Environmental bureaucracies often outlast the issues that gave rise to them. There are several such examples in CEI’s recent book, Modernizing the EPA: A Blueprint for Congress, which documents a number of decades-old environmental programs long in need of updating or even retirement. In some cases, the underlying environmental concerns behind the programs have been adequately addressed, while in others they turned out to be considerably less serious than initially assumed. Either way, the EPA rarely makes appropriate adjustments on its own and Congress often drops the ball in winding down the funding. The same is true for UN environmental treaties such as the 1987 Montreal Protocol.

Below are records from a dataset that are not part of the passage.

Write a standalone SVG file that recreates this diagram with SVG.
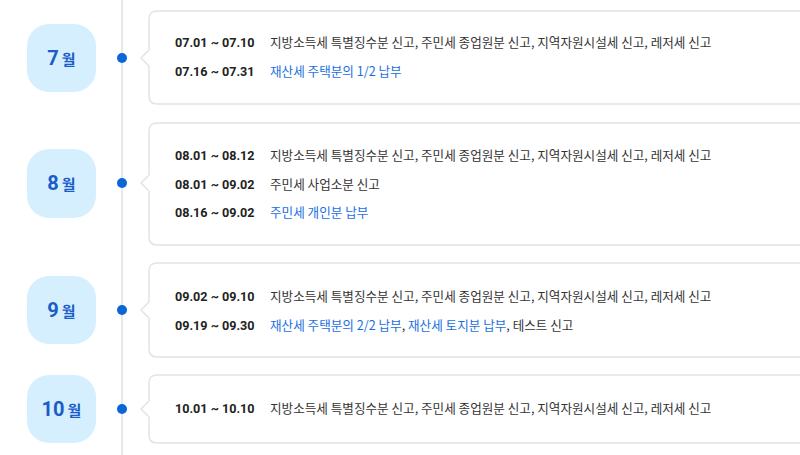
<svg xmlns="http://www.w3.org/2000/svg" width="800" height="455" viewBox="0 0 800 455">
<style>
.card{fill:#fff;stroke:#e4e4e4;stroke-width:1.5}
.badge{fill:#d5efff}
.mnum{font-family:Roboto,"Noto Sans",sans-serif;font-weight:700;font-size:20px;fill:#1a5cc8}
.mchr{font-family:"Noto Sans CJK KR",sans-serif;font-weight:700;font-size:15px;fill:#1a5cc8}
.dot{fill:#0a66d8}
.date{font-family:Roboto,"Noto Sans",sans-serif;font-weight:700;font-size:12.6px;fill:#222}
.txt{font-family:"Noto Sans CJK KR",sans-serif;font-size:12.6px;fill:#333}
.blue{fill:#1a6fe0}
</style>
<rect width="800" height="455" fill="#fff"/>
<g id="connectors">
<line x1="122" y1="0" x2="122" y2="455" stroke="#e8e8e8" stroke-width="2"/>
</g>
<g id="m7">
<rect class="badge" x="27" y="24" width="69" height="68" rx="22"/>
<text x="61.5" y="65" text-anchor="middle"><tspan class="mnum">7</tspan><tspan class="mchr" dx="3">월</tspan></text>
<circle class="dot" cx="122" cy="58" r="5"/>
<path class="card" d="M157,11 H820 V104 H157 Q149,104 149,96 V66 L141,58 L149,50 V19 Q149,11 157,11 Z"/>
<text class="date" x="175" y="47">07.01 ~ 07.10</text>
<text class="txt" x="270" y="47">지방소득세 특별징수분 신고, 주민세 종업원분 신고, 지역자원시설세 신고, 레저세 신고</text>
<text class="date" x="175" y="76">07.16 ~ 07.31</text>
<text class="txt blue" x="270" y="76">재산세 주택분의 1/2 납부</text>
</g>
<g id="m8">
<rect class="badge" x="27" y="149" width="69" height="69" rx="22"/>
<text x="61.5" y="190" text-anchor="middle"><tspan class="mnum">8</tspan><tspan class="mchr" dx="3">월</tspan></text>
<circle class="dot" cx="122" cy="183" r="5"/>
<path class="card" d="M157,123 H820 V245 H157 Q149,245 149,237 V191 L141,183 L149,175 V131 Q149,123 157,123 Z"/>
<text class="date" x="175" y="160">08.01 ~ 08.12</text>
<text class="txt" x="270" y="160">지방소득세 특별징수분 신고, 주민세 종업원분 신고, 지역자원시설세 신고, 레저세 신고</text>
<text class="date" x="175" y="189">08.01 ~ 09.02</text>
<text class="txt" x="270" y="189">주민세 사업소분 신고</text>
<text class="date" x="175" y="217">08.16 ~ 09.02</text>
<text class="txt blue" x="270" y="217">주민세 개인분 납부</text>
</g>
<g id="m9">
<rect class="badge" x="27" y="276" width="69" height="68" rx="22"/>
<text x="61.5" y="317" text-anchor="middle"><tspan class="mnum">9</tspan><tspan class="mchr" dx="3">월</tspan></text>
<circle class="dot" cx="122" cy="310" r="5"/>
<path class="card" d="M157,263 H820 V357 H157 Q149,357 149,349 V318 L141,310 L149,302 V271 Q149,263 157,263 Z"/>
<text class="date" x="175" y="301">09.02 ~ 09.10</text>
<text class="txt" x="270" y="301">지방소득세 특별징수분 신고, 주민세 종업원분 신고, 지역자원시설세 신고, 레저세 신고</text>
<text class="date" x="175" y="330">09.19 ~ 09.30</text>
<text class="txt" x="270" y="330"><tspan class="blue">재산세 주택분의 2/2 납부</tspan>, <tspan class="blue">재산세 토지분 납부</tspan>, 테스트 신고</text>
</g>
<g id="m10">
<rect class="badge" x="27" y="375" width="69" height="68" rx="22"/>
<text x="61.5" y="416" text-anchor="middle"><tspan class="mnum">10</tspan><tspan class="mchr" dx="3">월</tspan></text>
<circle class="dot" cx="122" cy="409" r="5"/>
<path class="card" d="M157,375 H820 V443 H157 Q149,443 149,435 V417 L141,409 L149,401 V383 Q149,375 157,375 Z"/>
<text class="date" x="175" y="413">10.01 ~ 10.10</text>
<text class="txt" x="270" y="413">지방소득세 특별징수분 신고, 주민세 종업원분 신고, 지역자원시설세 신고, 레저세 신고</text>
</g>
</svg>
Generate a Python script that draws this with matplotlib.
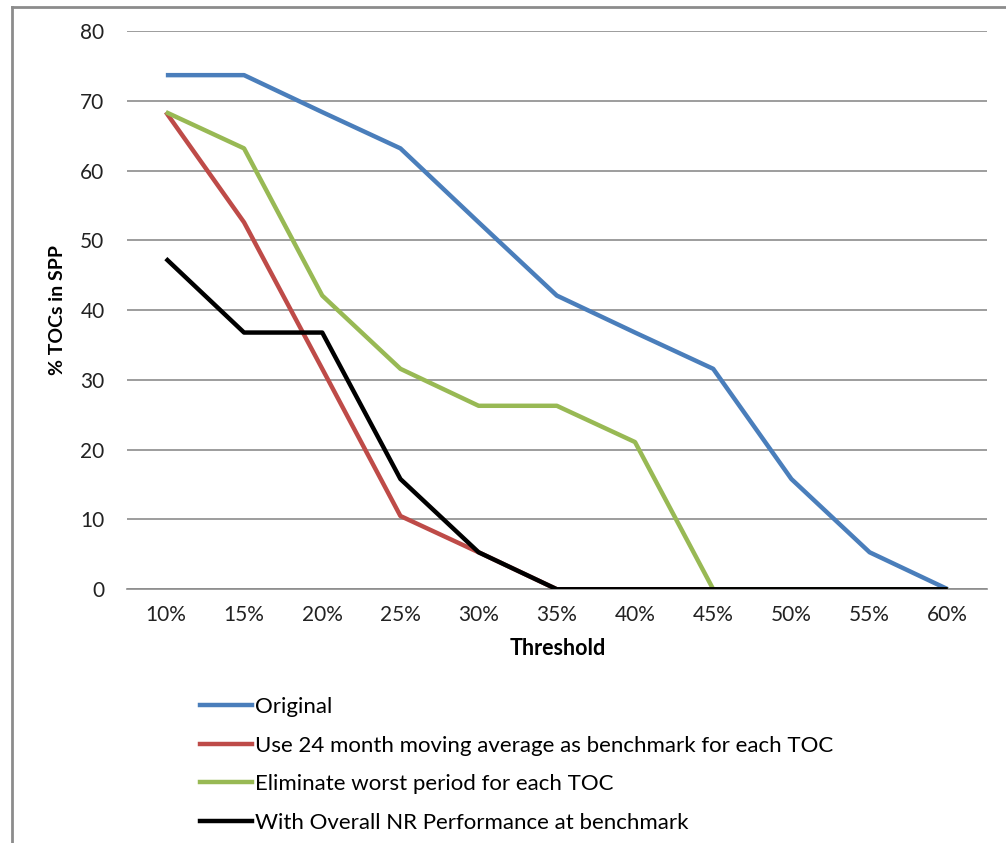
import matplotlib
matplotlib.use("Agg")
import matplotlib.pyplot as plt
from matplotlib.lines import Line2D

thresholds = ["10%", "15%", "20%", "25%", "30%", "35%", "40%", "45%", "50%", "55%", "60%"]

original = [73.7, 73.7, 68.4, 63.2, 52.6, 42.1, 36.8, 31.6, 15.8, 5.3, 0]
moving_avg = [68.4, 52.6, 31.6, 10.5, 5.3, 0, 0, 0, 0, 0, 0]
drop_worst = [68.4, 63.2, 42.1, 31.6, 26.3, 26.3, 21.1, 0, 0, 0, 0]
overall_nr = [47.4, 36.8, 36.8, 15.8, 5.3, 0, 0, 0, 0, 0, 0]

series = [
    ("Original", original, "#4a7ebb"),
    ("Use 24 month moving average as benchmark for each TOC", moving_avg, "#be4b48"),
    ("Eliminate worst period for each TOC", drop_worst, "#98b954"),
    ("With Overall NR Performance at benchmark", overall_nr, "#000000"),
]

plt.rcParams["font.family"] = ["Lato", "DejaVu Sans"]

fig = plt.figure(figsize=(10.06, 8.43), dpi=100)
ax = fig.add_axes([0.126, 0.301, 0.855, 0.662])

x = list(range(len(thresholds)))
for name, vals, col in series:
    ax.plot(x, vals, color=col, lw=3.2, label=name, solid_capstyle="butt", zorder=3)

ax.set_xlim(-0.5, len(thresholds) - 0.5)
ax.set_ylim(0, 80)
ax.set_yticks(range(0, 81, 10))
ax.set_xticks(x)
ax.set_xticklabels(thresholds)
ax.grid(axis="y", color="#8c8c8c", lw=1.2)
ax.set_axisbelow(True)
for s in ["left", "right", "top"]:
    ax.spines[s].set_visible(False)
ax.spines["bottom"].set_color("#8c8c8c")
ax.spines["bottom"].set_linewidth(1.2)
ax.tick_params(length=0, labelsize=15, colors="#222222", pad=11)
ax.tick_params(axis="y", pad=16)

fig.text(0.057, 0.632, "% TOCs in SPP", rotation=90, ha="center", va="center",
         fontsize=14, fontweight="bold")
fig.text(0.554, 0.231, "Threshold", ha="center", va="center",
         fontsize=15.5, fontweight="bold")

handles = [Line2D([], [], color=c, lw=3.2) for _, _, c in series]
labels = [n for n, _, _ in series]
fig.legend(handles, labels, loc="upper left", bbox_to_anchor=(0.179, 0.197),
           frameon=False, handlelength=2.35, handletextpad=0.1, labelspacing=0.84,
           prop={"size": 16})

# outer frame, open on the right and bottom
fig.add_artist(Line2D([0.012, 0.012], [0, 0.992], transform=fig.transFigure,
                      color="#8c8c8c", lw=2))
fig.add_artist(Line2D([0.012, 1.0], [0.992, 0.992], transform=fig.transFigure,
                      color="#8c8c8c", lw=2))

fig.savefig("out.png", dpi=100)
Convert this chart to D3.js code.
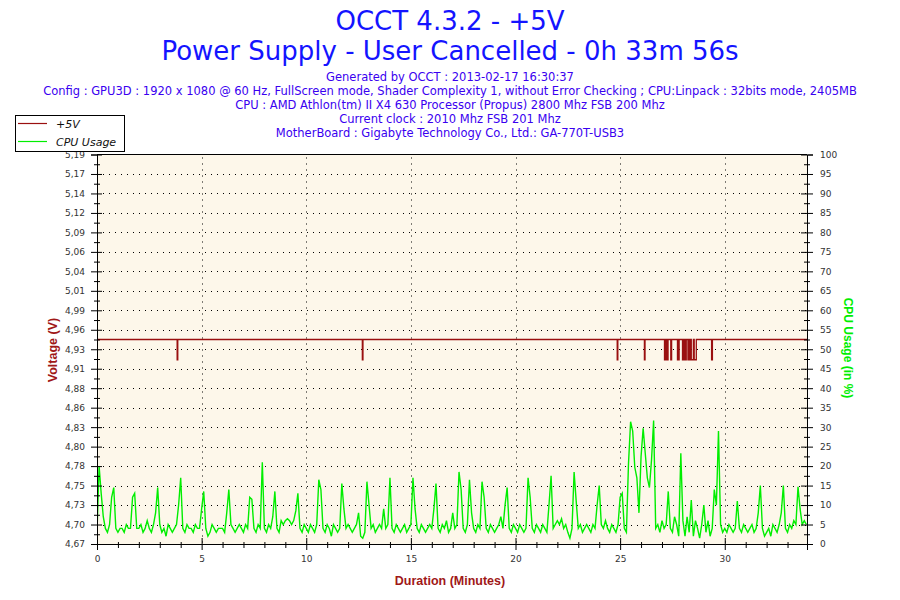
<!DOCTYPE html>
<html><head><meta charset="utf-8">
<script src="https://cdn.jsdelivr.net/npm/d3@7"></script>
<style>body{margin:0;background:#fff}svg{display:block}</style>
</head><body><svg id="c" width="900" height="600"></svg>
<script>
// ---------- data ----------
const titleLines = ["OCCT 4.3.2 - +5V", "Power Supply - User Cancelled - 0h 33m 56s"];
const infoLines = [
  "Generated by OCCT : 2013-02-17 16:30:37",
  "Config : GPU3D : 1920 x 1080 @ 60 Hz, FullScreen mode, Shader Complexity 1, without Error Checking ; CPU:Linpack : 32bits mode, 2405MB",
  "CPU : AMD Athlon(tm) II X4 630 Processor (Propus) 2800 Mhz FSB 200 Mhz",
  "Current clock : 2010 Mhz FSB 201 Mhz",
  "MotherBoard : Gigabyte Technology Co., Ltd.: GA-770T-USB3"
];
const legendLabels = ["+5V", "CPU Usage"];
const durationMin = 33.93;
const xMajorTicks = [0, 5, 10, 15, 20, 25, 30];
const xMinorTicks = [1,2,3,4,6,7,8,9,11,12,13,14,16,17,18,19,21,22,23,24,26,27,28,29,31,32,33];
const voltTicks = [4.674,4.700,4.726,4.752,4.778,4.804,4.830,4.856,4.882,4.908,4.934,4.960,4.986,5.012,5.038,5.064,5.090,5.116,5.142,5.168,5.194];
const voltTickLabels = ["4,67","4,70","4,73","4,75","4,78","4,80","4,83","4,86","4,88","4,91","4,93","4,96","4,99","5,01","5,04","5,06","5,09","5,12","5,14","5,17","5,19"];
const cpuTicks = [0,5,10,15,20,25,30,35,40,45,50,55,60,65,70,75,80,85,90,95,100];
const cpuMinorTicks = [2.5,7.5,12.5,17.5,22.5,27.5,32.5,37.5,42.5,47.5,52.5,57.5,62.5,67.5,72.5,77.5,82.5,87.5,92.5,97.5];

// CPU usage (%), one reading every 0.1 minute
const sampleStep = 0.1;
const cpuUsage = [
  3,20,13,7,4,3,5,12,14.5,4,3,4,4,3,5,4,4,12,13,4,
  4,5,3,4,6,4,3,5,8,14.5,5,3,4,2,5,4,3,4,5,10,
  17,4,3,5,4,4,3,5,4,4,9,13.5,4,2,3,5,4,3,4,4,
  4,3,8,14,5,4,3,4,5,4,3,5,4,12,11.5,4,3,5,4,21,
  4,3,5,4,7,13.5,4,3,6,5,6,6.5,6,5,6,8.5,13,4,3,5,
  4,3,5,4,3,5,16.5,14,4,3,5,4,2,5,4,3,4,15.5,9,4,
  5,4,3,4,5,8,2,1.5,3,16,10,4,5,3,4,5,4,9,4,5,
  17,4,3,5,4,3,4,5,3,4,5,17,9,4,3,5,4,3,4,5,
  4,9,15.5,4,3,5,4,6,3,4,8,4,5,18.5,14,4,3,5,16.5,8,
  4,3,5,4,16,12,4,3,5,4,3,4,5,7,4,10,14.5,4,3,5,
  4,3,5,4,3,4,17,12,4,3,5,4,3,5,4,3,10,17.5,4,5,
  6,5,6.5,4,5,3,1.5,4,18.5,11,4,5,3,4,5,4,3,5,4,10,
  15,5,4,6,4,3,5,4,3,5,12,13,4,3,20.7,31.4,29,19.7,17,8,
  22.5,29.7,23.3,17,14.5,21.6,31.7,4,5,3,6,4,5,13.5,4,3,7,5,2,23.3,
  6,2,7,3,11.3,2,6,4,1.5,5,10,3,6,2,4,14,10,29,5,3,
  4,3,5,4,3,4,11,4,3,5,4,3,4,5,3,4,8,15,4,2,
  3,4,2,5,4,3,5,8,15,4,3,5,4,6,5,14.7,9,5,6,5
];

// +5V rail (V): steady reading with short drops [start, end] in minutes
const voltBase = 4.947;
const voltLow = 4.920;
const voltDips = [
  [3.83,3.86],[12.68,12.71],[24.86,24.89],[26.16,26.19],
  [27.12,27.15],[27.18,27.22],[27.25,27.29],[27.42,27.46],
  [27.74,27.76],[27.79,27.82],[27.98,28.02],[28.06,28.09],[28.12,28.16],
  [28.24,28.30],[28.33,28.37],[28.40,28.50],[28.54,28.64],[29.37,29.41]
];

// ---------- chart ----------
const svg = d3.select("#c");
const L = 97, R = 807, T = 154.5, B = 544;
const x = d3.scaleLinear().domain([0, durationMin]).range([L, R]);
const yV = d3.scaleLinear().domain([voltTicks[0], voltTicks[voltTicks.length-1]]).range([B, T]);
const yC = d3.scaleLinear().domain([0, 100]).range([B, T]);

const red = "#9a1010", green = "#00ee00";
const tickFont = "DejaVu Sans";

svg.append("rect").attr("x", L).attr("y", T).attr("width", R-L).attr("height", B-T).attr("fill", "#fdf7ea");

// grid
const grid = svg.append("g").attr("stroke", "#000").attr("stroke-width", 1).attr("stroke-dasharray", "1 5");
grid.selectAll("line.h").data(voltTicks.slice(1, -1)).join("line")
  .attr("x1", L + 6).attr("x2", R).attr("y1", d => Math.round(yV(d)) + 0.5).attr("y2", d => Math.round(yV(d)) + 0.5);
grid.selectAll("line.v").data(xMajorTicks.slice(1)).join("line")
  .attr("y1", T + 3).attr("y2", B).attr("x1", d => Math.round(x(d)) + 0.5).attr("x2", d => Math.round(x(d)) + 0.5);

svg.append("clipPath").attr("id", "pc").append("rect").attr("x", L).attr("y", T).attr("width", R-L).attr("height", B-T);

// CPU line
const cpuPts = cpuUsage.map((v, i) => [i * sampleStep, v]);
svg.append("path").attr("clip-path", "url(#pc)")
  .attr("d", d3.line().x(d => x(d[0])).y(d => yC(d[1]))(cpuPts))
  .attr("fill", "none").attr("stroke", green).attr("stroke-width", 1.4);

// Voltage line
const voltPts = [[0, voltBase]];
voltDips.forEach(([s, e]) => { voltPts.push([s, voltLow]); voltPts.push([e, voltBase]); });
voltPts.push([durationMin, voltBase]);
svg.append("path").attr("clip-path", "url(#pc)")
  .attr("d", d3.line().curve(d3.curveStepAfter).x(d => x(d[0])).y(d => yV(d[1]))(voltPts))
  .attr("fill", "none").attr("stroke", red).attr("stroke-width", 1.3);

function styleAxis(g) {
  g.attr("font-family", tickFont).attr("font-size", 9);
  g.selectAll("text").attr("fill", "#333");
  g.selectAll("path,line").attr("stroke", "#000");
}

// left axis
const gL = svg.append("g").attr("transform", `translate(${L},0)`)
  .call(d3.axisLeft(yV).tickValues(voltTicks).tickFormat((d, i) => voltTickLabels[i]).tickSizeOuter(0).tickSize(6).tickPadding(6));
gL.selectAll(".tick line").attr("x1", 5);
styleAxis(gL);
const gLm = svg.append("g").attr("transform", `translate(${L},0)`)
  .call(d3.axisLeft(yC).tickValues(cpuMinorTicks).tickFormat("").tickSizeOuter(0).tickSize(3));
gLm.select(".domain").remove();
gLm.selectAll(".tick line").attr("x1", 3).attr("stroke", "#000");

// right axis
const gR = svg.append("g").attr("transform", `translate(${R},0)`)
  .call(d3.axisRight(yC).tickValues(cpuTicks).tickSizeOuter(0).tickSize(6).tickPadding(7));
gR.selectAll(".tick line").attr("x1", -6);
styleAxis(gR);
const gRm = svg.append("g").attr("transform", `translate(${R},0)`)
  .call(d3.axisRight(yC).tickValues(cpuMinorTicks).tickFormat("").tickSizeOuter(0).tickSize(3));
gRm.select(".domain").remove();
gRm.selectAll(".tick line").attr("x1", -3).attr("stroke", "#000");

// bottom axis
const gB = svg.append("g").attr("transform", `translate(0,${B})`)
  .call(d3.axisBottom(x).tickValues(xMajorTicks).tickFormat(d3.format("d")).tickSizeOuter(0).tickSize(6).tickPadding(6));
gB.selectAll(".tick line").attr("y1", -6);
styleAxis(gB);
const gBm = svg.append("g").attr("transform", `translate(0,${B})`)
  .call(d3.axisBottom(x).tickValues(xMinorTicks).tickFormat("").tickSizeOuter(0).tickSize(4));
gBm.select(".domain").remove();
gBm.selectAll(".tick line").attr("y1", -2).attr("stroke", "#000");

// top border
svg.append("line").attr("x1", L).attr("x2", R).attr("y1", T).attr("y2", T).attr("stroke", "#000");

// legend
const lg = svg.append("g");
lg.append("rect").attr("x", 15.5).attr("y", 115.5).attr("width", 109).attr("height", 36).attr("fill", "#fff").attr("stroke", "#000");
[[red, 123.5, 127.5], [green, 141.5, 145.5]].forEach(([c, ly, ty], i) => {
  lg.append("line").attr("x1", 18).attr("x2", 47).attr("y1", ly).attr("y2", ly).attr("stroke", c).attr("stroke-width", 1.2);
  lg.append("text").attr("x", 56).attr("y", ty).text(legendLabels[i])
    .attr("font-family", "DejaVu Sans").attr("font-style", "italic").attr("font-size", 11).attr("fill", "#111");
});

// titles
svg.selectAll("text.title").data(titleLines).join("text").attr("class", "title")
  .attr("x", 450).attr("y", (d, i) => 29.5 + i * 30.5).attr("text-anchor", "middle")
  .attr("font-family", "DejaVu Sans").attr("font-size", 26).attr("fill", "#1414ff").text(d => d);
svg.selectAll("text.info").data(infoLines).join("text").attr("class", "info")
  .attr("x", 450).attr("y", (d, i) => 81 + i * 14).attr("text-anchor", "middle")
  .attr("font-family", "DejaVu Sans").attr("font-size", 11.5).attr("fill", "#3a00f0").text(d => d);

// axis titles
svg.append("text").attr("transform", "translate(57,350) rotate(-90)").attr("text-anchor", "middle")
  .attr("font-family", "Liberation Sans").attr("font-weight", "bold").attr("font-size", 12.5).attr("fill", "#a01818").text("Voltage (V)");
svg.append("text").attr("transform", "translate(844,348) rotate(90)").attr("text-anchor", "middle")
  .attr("font-family", "Liberation Sans").attr("font-weight", "bold").attr("font-size", 12).attr("fill", green).text("CPU Usage (in %)");
svg.append("text").attr("x", 450).attr("y", 585).attr("text-anchor", "middle")
  .attr("font-family", "Liberation Sans").attr("font-weight", "bold").attr("font-size", 12.5).attr("fill", "#a01818").text("Duration (Minutes)");
</script></body></html>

The Montreal Protocol primarily targeted a class of compounds called chlorofluorocarbons (CFCs), widely used at the time as refrigerants in air conditioning and refrigeration equipment but blamed for depleting the Earth’s ozone layer. Today, however, CFC production and use has been dramatically reduced to the point that the original goals of the treaty have been achieved. For example, the US was once the world’s largest producer of CFCs but has completely stopped making them since 1996. Nonetheless, the UN still spends heavily on the Montreal Protocol, most significantly for a multilateral fund that provides aid to developing nations to help comply with the treaty. The US is the single largest contributor to these efforts.
No more. The rescissions bill does not specify how much of the $437 million in treaty rescissions specifically targets the Montreal Protocol as opposed to other treaties, but it would likely zero the Protocol out.
Beyond the taxpayer dollars saved, pulling the plug on this spending also helps stop mission creep. As it stands, the Montreal Protocol was expanded in 2016 to go after several CFC substitutes based on claims that they are contributors to climate change from the ill-advised Kigali Amendment. Alongside companion domestic legislation called the American Innovation and Manufacturing Act, the Kigali Amendment is a large part of the reason the cost of residential air conditioning is rising. The rescissions package doesn’t repeal the Montreal Protocol or Kigali Amendment, but it at least reduces the likelihood of any further expansions.
The rescissions package has passed both the House and Senate and awaits the president’s signature. Ideally, the US would withdraw completely from the Montreal Protocol and Kigali Amendment, but in the meantime, cutting off any further treaty funding is a great first step for the American people.